### WHAT IS BEING ASKED:
Retype exactly the lines from the line containing "Rebuild this chart as a Python" through the line containing "fill_color=None, line_color=BLACK, line_width=2)", both included, and nothing more; skip the pictures.

####

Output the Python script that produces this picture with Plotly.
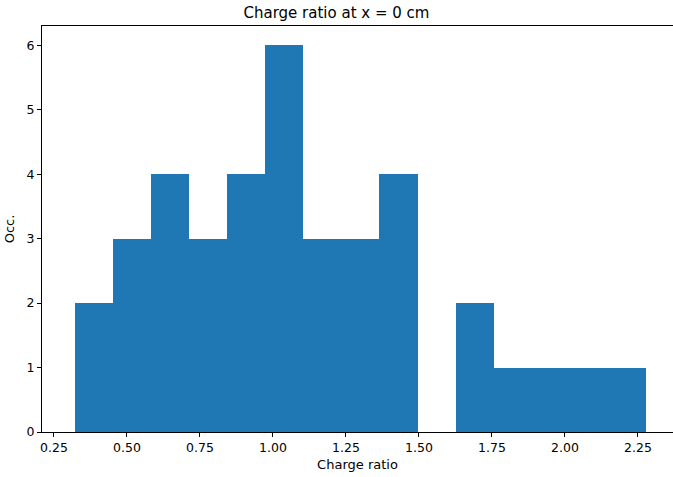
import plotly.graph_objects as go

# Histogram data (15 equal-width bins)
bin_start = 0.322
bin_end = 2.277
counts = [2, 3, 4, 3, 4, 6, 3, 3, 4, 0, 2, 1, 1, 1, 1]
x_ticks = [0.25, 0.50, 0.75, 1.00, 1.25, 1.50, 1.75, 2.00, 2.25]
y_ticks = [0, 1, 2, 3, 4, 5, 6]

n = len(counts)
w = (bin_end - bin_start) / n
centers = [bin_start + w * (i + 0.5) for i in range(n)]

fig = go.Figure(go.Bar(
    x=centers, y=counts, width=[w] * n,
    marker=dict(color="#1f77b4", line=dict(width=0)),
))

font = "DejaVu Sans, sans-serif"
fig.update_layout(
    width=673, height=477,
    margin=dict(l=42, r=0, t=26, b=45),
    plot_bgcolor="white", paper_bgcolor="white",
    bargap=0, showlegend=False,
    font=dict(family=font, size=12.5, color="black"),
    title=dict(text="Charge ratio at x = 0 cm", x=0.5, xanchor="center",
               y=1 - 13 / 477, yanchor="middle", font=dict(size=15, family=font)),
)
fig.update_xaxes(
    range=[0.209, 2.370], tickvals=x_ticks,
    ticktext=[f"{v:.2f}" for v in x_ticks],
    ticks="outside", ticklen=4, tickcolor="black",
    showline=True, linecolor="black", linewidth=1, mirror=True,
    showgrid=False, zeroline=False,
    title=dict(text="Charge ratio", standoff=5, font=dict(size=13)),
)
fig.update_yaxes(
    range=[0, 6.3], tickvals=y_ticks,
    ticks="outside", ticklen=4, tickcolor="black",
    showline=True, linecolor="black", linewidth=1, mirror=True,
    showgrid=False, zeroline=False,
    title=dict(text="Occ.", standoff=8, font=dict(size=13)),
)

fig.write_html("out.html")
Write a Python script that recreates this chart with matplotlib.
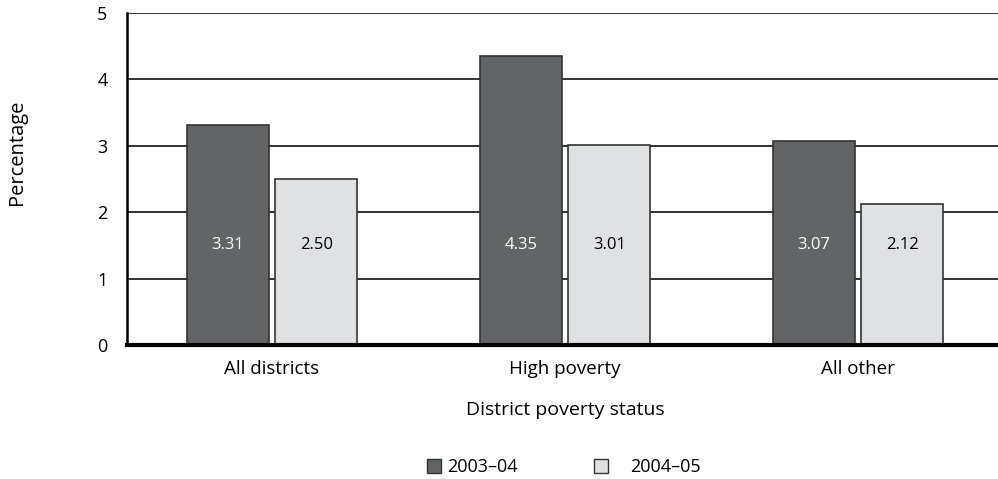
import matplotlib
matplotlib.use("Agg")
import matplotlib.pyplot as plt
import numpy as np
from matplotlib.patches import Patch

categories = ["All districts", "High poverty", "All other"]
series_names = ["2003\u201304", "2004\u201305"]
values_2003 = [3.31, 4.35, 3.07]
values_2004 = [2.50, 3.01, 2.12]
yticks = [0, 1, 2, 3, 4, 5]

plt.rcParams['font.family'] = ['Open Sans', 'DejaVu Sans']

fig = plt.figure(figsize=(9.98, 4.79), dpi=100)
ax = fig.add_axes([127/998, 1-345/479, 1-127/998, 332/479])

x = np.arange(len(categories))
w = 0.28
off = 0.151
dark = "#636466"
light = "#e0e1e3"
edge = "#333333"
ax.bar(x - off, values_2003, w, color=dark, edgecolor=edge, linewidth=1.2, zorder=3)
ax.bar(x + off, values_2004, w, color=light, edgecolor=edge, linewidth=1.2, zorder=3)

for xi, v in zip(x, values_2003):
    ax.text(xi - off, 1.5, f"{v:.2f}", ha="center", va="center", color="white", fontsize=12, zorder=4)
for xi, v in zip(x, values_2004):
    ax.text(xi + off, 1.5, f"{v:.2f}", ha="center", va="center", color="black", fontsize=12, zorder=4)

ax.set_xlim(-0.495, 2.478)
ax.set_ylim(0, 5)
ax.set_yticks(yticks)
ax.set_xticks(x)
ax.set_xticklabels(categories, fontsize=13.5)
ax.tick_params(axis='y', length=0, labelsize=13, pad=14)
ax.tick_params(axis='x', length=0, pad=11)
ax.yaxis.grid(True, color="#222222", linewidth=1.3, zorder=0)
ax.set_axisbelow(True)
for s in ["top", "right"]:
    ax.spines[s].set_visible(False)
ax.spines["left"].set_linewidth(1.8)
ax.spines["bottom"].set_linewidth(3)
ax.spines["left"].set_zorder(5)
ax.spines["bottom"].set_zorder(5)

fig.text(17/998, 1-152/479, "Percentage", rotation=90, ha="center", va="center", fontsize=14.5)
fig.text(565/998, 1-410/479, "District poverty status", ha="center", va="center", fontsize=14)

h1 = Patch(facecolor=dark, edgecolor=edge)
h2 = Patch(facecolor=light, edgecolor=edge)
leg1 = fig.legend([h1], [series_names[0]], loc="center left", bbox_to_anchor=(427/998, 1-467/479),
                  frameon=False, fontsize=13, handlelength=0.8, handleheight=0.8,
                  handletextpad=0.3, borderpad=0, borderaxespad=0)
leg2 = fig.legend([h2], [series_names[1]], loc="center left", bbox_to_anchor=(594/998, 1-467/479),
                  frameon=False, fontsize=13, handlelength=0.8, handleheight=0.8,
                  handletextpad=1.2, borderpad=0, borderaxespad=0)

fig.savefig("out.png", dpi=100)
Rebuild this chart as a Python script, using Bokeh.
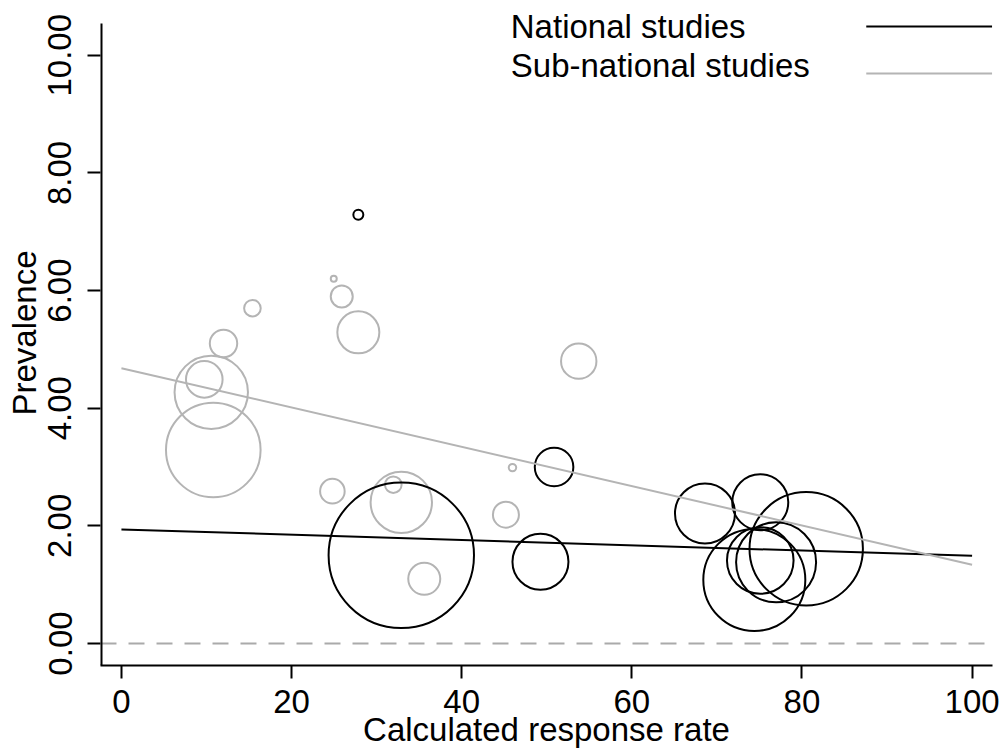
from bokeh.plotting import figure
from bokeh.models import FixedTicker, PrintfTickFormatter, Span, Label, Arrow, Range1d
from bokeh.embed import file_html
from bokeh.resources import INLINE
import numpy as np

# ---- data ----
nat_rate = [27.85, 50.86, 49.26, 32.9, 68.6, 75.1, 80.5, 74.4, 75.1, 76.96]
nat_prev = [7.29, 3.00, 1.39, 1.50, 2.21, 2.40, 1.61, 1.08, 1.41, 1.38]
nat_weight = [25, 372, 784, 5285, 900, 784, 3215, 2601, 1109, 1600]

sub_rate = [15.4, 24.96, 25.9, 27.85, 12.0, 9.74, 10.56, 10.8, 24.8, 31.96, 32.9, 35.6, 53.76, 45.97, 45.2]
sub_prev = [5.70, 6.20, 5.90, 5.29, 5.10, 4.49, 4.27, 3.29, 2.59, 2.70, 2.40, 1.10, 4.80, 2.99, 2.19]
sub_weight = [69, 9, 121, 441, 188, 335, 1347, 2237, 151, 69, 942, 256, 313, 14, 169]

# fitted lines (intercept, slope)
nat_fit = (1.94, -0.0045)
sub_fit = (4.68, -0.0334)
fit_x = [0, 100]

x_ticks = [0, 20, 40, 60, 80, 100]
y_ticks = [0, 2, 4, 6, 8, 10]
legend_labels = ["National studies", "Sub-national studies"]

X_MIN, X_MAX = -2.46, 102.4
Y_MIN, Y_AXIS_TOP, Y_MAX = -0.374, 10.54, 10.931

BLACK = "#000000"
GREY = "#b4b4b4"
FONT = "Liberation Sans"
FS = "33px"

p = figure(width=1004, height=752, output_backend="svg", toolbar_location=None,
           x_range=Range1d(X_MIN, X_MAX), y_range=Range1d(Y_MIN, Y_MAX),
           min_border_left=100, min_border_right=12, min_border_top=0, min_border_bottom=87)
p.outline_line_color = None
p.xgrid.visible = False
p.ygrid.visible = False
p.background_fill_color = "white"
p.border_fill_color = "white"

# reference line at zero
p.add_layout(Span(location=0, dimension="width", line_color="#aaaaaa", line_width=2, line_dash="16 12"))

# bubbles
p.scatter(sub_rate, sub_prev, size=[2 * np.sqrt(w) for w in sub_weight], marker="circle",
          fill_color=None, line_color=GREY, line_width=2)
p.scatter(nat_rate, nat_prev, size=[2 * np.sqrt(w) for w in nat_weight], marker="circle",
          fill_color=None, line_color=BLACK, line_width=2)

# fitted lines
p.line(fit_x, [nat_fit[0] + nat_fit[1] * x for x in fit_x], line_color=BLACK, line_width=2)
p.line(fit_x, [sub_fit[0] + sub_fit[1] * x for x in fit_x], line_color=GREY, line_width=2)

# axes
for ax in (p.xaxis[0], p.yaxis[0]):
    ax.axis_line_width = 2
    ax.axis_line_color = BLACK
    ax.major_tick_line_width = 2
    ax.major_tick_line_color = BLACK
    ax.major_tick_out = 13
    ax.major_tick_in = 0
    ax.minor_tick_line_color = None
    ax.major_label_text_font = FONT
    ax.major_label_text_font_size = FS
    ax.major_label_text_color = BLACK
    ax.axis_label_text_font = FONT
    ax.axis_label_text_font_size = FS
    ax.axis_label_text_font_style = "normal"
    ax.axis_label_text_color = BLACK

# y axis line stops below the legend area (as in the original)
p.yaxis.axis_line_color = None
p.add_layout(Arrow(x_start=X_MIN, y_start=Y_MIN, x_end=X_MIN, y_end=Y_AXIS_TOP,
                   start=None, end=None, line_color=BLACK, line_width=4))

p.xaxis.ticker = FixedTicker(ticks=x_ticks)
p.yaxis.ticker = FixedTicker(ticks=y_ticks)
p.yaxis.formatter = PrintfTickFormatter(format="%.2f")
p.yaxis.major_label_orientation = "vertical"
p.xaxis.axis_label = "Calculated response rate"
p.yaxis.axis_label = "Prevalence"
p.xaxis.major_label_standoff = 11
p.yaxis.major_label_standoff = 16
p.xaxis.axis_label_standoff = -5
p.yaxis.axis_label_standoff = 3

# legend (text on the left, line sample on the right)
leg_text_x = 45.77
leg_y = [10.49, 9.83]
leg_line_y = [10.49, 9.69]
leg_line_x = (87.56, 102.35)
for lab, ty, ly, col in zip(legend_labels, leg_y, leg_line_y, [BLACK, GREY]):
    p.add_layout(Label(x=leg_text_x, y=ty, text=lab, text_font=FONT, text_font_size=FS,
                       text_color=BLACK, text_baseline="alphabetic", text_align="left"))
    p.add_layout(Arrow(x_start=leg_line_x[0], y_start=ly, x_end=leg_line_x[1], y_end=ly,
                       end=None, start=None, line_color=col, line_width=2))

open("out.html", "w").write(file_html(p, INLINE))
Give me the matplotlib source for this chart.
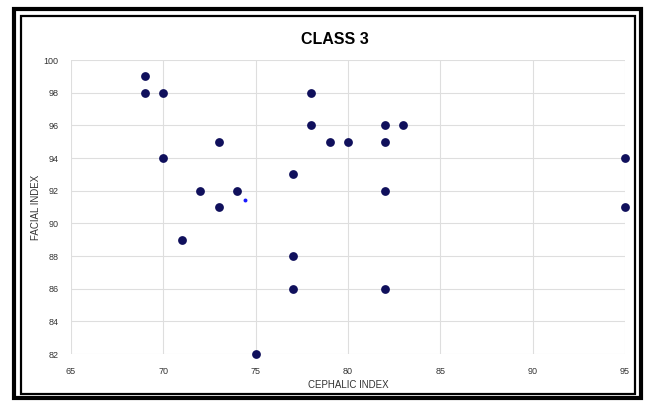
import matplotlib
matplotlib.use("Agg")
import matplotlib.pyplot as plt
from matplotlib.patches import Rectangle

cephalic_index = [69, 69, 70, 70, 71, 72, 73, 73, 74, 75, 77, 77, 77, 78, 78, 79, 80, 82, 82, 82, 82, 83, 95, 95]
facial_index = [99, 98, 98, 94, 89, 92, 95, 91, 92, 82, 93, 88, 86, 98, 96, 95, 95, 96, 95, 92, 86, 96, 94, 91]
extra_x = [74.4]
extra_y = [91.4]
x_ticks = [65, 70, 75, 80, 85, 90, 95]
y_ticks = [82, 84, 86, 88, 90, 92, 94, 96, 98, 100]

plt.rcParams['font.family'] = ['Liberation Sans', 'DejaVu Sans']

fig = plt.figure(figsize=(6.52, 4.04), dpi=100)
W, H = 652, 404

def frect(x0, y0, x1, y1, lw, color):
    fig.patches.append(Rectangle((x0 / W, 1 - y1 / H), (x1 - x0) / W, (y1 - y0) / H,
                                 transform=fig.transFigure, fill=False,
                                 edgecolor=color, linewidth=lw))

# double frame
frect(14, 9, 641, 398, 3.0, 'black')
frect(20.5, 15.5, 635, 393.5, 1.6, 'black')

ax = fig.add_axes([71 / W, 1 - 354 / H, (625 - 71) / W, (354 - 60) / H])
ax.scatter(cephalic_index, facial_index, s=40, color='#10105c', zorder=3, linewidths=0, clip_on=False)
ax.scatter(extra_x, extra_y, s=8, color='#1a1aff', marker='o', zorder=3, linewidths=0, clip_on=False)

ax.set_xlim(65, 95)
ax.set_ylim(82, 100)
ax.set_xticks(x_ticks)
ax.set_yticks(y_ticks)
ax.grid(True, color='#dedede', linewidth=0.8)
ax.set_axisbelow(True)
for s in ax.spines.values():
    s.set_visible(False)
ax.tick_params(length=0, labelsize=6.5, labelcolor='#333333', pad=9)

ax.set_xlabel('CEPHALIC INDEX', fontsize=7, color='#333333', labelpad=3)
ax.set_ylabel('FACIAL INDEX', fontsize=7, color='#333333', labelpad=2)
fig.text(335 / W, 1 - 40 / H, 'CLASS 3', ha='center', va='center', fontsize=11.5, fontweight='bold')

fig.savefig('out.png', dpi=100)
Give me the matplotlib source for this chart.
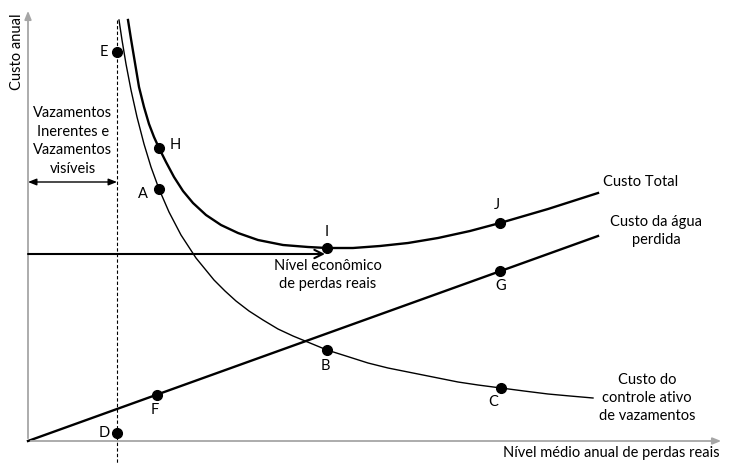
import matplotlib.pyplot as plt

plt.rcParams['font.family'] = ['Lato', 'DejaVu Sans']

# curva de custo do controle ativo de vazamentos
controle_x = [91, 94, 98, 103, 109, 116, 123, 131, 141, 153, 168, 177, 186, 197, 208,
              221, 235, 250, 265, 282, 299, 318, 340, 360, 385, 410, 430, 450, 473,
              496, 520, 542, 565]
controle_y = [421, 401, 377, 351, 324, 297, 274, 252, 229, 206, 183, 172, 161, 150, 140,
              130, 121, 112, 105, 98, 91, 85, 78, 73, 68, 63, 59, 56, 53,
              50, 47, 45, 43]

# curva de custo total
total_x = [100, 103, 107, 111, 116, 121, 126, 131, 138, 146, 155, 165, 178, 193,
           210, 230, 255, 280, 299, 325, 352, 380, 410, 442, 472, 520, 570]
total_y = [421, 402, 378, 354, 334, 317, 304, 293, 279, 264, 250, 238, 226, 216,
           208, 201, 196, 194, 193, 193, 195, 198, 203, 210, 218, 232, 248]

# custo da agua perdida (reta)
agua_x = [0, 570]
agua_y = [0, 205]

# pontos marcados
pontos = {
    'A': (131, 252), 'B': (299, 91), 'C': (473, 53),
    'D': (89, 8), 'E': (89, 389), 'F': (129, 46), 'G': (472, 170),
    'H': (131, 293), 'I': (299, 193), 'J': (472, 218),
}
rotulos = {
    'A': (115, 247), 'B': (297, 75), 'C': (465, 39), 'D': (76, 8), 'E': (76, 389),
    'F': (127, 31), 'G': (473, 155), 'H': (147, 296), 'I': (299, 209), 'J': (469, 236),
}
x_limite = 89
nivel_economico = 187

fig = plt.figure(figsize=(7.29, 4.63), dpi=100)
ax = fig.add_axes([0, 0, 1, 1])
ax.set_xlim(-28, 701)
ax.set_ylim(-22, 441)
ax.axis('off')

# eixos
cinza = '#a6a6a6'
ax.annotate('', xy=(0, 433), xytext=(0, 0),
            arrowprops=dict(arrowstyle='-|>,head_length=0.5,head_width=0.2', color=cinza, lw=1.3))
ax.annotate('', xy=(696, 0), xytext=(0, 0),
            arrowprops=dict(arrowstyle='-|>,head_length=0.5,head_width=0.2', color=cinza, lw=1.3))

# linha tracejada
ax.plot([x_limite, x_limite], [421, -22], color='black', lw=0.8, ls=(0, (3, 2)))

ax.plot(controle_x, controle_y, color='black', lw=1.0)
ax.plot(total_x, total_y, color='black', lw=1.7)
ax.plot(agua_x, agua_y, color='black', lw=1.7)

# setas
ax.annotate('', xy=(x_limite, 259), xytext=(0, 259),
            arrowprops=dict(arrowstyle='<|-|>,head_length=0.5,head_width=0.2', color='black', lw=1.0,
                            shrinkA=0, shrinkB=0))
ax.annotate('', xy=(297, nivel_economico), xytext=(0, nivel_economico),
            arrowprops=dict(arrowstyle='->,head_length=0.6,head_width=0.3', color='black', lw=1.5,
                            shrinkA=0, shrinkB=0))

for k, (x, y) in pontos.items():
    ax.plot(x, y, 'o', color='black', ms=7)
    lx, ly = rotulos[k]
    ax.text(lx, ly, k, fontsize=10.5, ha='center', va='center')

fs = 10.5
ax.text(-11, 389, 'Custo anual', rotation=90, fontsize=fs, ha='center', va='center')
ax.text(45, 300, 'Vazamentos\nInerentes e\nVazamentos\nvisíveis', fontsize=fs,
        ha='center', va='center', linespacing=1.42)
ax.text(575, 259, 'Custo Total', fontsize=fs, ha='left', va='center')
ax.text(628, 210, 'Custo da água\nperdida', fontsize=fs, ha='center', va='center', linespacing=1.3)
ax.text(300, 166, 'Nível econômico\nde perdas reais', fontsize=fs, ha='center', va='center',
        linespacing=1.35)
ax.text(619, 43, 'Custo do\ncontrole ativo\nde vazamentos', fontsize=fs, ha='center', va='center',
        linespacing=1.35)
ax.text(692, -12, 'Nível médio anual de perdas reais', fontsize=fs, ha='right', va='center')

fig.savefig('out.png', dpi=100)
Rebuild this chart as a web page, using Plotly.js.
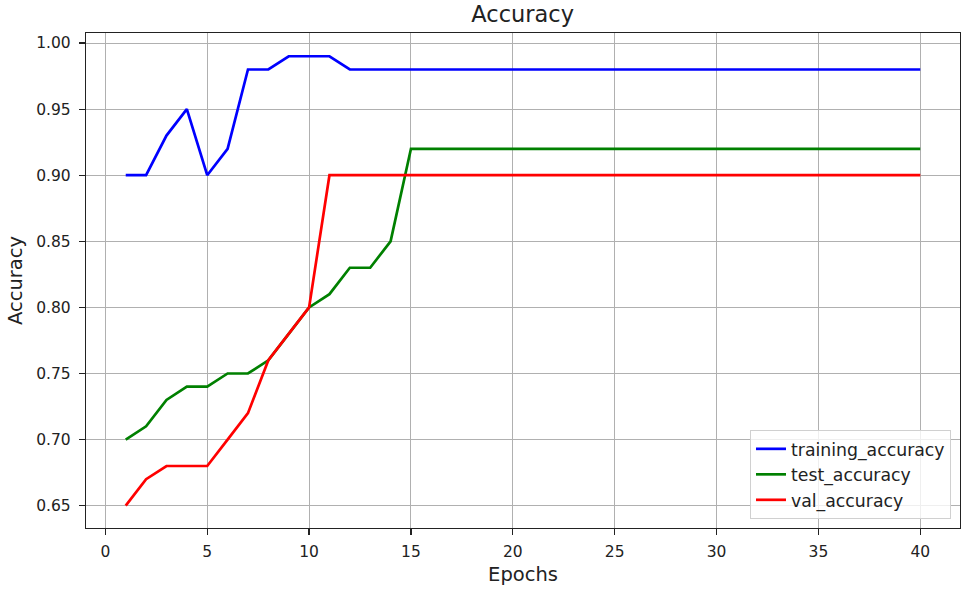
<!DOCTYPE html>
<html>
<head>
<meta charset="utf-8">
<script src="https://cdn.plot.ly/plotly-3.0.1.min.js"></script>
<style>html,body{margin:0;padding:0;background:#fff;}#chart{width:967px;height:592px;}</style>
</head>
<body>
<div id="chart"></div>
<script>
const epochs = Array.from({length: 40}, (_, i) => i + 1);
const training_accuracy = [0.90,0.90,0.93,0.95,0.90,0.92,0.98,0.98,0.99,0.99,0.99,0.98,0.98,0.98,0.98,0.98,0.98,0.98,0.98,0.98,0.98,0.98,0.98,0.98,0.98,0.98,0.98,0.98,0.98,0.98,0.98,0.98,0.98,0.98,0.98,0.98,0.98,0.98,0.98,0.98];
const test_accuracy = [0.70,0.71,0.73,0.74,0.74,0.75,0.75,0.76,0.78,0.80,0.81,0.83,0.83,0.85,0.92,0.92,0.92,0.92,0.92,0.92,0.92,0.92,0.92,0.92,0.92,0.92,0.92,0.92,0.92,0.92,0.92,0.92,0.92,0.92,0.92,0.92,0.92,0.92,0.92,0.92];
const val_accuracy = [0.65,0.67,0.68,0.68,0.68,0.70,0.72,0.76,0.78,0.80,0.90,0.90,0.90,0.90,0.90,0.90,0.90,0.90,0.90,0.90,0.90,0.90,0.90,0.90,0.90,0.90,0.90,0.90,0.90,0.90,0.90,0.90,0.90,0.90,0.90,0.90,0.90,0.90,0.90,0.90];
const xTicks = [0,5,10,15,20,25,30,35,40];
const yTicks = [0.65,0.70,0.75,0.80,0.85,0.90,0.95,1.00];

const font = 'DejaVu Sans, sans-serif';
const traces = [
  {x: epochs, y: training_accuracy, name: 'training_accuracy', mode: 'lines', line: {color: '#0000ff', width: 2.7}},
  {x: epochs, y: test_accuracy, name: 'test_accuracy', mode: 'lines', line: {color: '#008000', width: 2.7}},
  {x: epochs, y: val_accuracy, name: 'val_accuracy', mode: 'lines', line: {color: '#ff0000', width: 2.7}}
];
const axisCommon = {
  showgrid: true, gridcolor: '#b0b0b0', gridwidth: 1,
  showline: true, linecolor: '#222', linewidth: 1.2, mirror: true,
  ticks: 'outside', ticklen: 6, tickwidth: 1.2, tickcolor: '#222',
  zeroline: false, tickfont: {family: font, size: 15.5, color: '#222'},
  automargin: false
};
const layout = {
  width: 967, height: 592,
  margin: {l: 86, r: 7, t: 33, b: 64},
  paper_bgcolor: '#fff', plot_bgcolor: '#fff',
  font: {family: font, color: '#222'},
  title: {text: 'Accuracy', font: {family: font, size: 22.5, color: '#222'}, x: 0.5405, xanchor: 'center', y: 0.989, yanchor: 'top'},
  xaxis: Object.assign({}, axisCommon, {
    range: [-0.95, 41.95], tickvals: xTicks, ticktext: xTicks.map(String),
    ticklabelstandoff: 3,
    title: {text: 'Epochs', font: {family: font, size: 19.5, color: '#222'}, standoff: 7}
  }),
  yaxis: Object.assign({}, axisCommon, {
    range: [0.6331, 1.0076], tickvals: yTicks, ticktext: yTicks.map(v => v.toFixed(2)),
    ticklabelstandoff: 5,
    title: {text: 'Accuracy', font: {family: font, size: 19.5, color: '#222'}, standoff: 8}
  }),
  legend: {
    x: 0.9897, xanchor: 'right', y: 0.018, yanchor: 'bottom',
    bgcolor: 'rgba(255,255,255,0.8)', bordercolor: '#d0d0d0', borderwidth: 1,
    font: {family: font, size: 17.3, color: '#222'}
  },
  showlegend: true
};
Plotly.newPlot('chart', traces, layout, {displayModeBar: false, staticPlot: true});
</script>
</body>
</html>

####

### CORRECT RESULT:
Rebuild this chart as a Python script, using Bokeh.
from bokeh.plotting import figure
from bokeh.models import FixedTicker, PrintfTickFormatter, Span, Label, Arrow, Range1d
from bokeh.embed import file_html
from bokeh.resources import INLINE
import numpy as np

# ---- data ----
nat_rate = [27.85, 50.86, 49.26, 32.9, 68.6, 75.1, 80.5, 74.4, 75.1, 76.96]
nat_prev = [7.29, 3.00, 1.39, 1.50, 2.21, 2.40, 1.61, 1.08, 1.41, 1.38]
nat_weight = [25, 372, 784, 5285, 900, 784, 3215, 2601, 1109, 1600]

sub_rate = [15.4, 24.96, 25.9, 27.85, 12.0, 9.74, 10.56, 10.8, 24.8, 31.96, 32.9, 35.6, 53.76, 45.97, 45.2]
sub_prev = [5.70, 6.20, 5.90, 5.29, 5.10, 4.49, 4.27, 3.29, 2.59, 2.70, 2.40, 1.10, 4.80, 2.99, 2.19]
sub_weight = [69, 9, 121, 441, 188, 335, 1347, 2237, 151, 69, 942, 256, 313, 14, 169]

# fitted lines (intercept, slope)
nat_fit = (1.94, -0.0045)
sub_fit = (4.68, -0.0334)
fit_x = [0, 100]

x_ticks = [0, 20, 40, 60, 80, 100]
y_ticks = [0, 2, 4, 6, 8, 10]
legend_labels = ["National studies", "Sub-national studies"]

X_MIN, X_MAX = -2.46, 102.4
Y_MIN, Y_AXIS_TOP, Y_MAX = -0.374, 10.54, 10.931

BLACK = "#000000"
GREY = "#b4b4b4"
FONT = "Liberation Sans"
FS = "33px"

p = figure(width=1004, height=752, output_backend="svg", toolbar_location=None,
           x_range=Range1d(X_MIN, X_MAX), y_range=Range1d(Y_MIN, Y_MAX),
           min_border_left=100, min_border_right=12, min_border_top=0, min_border_bottom=87)
p.outline_line_color = None
p.xgrid.visible = False
p.ygrid.visible = False
p.background_fill_color = "white"
p.border_fill_color = "white"

# reference line at zero
p.add_layout(Span(location=0, dimension="width", line_color="#aaaaaa", line_width=2, line_dash="16 12"))

# bubbles
p.scatter(sub_rate, sub_prev, size=[2 * np.sqrt(w) for w in sub_weight], marker="circle",
          fill_color=None, line_color=GREY, line_width=2)
p.scatter(nat_rate, nat_prev, size=[2 * np.sqrt(w) for w in nat_weight], marker="circle",
          fill_color=None, line_color=BLACK, line_width=2)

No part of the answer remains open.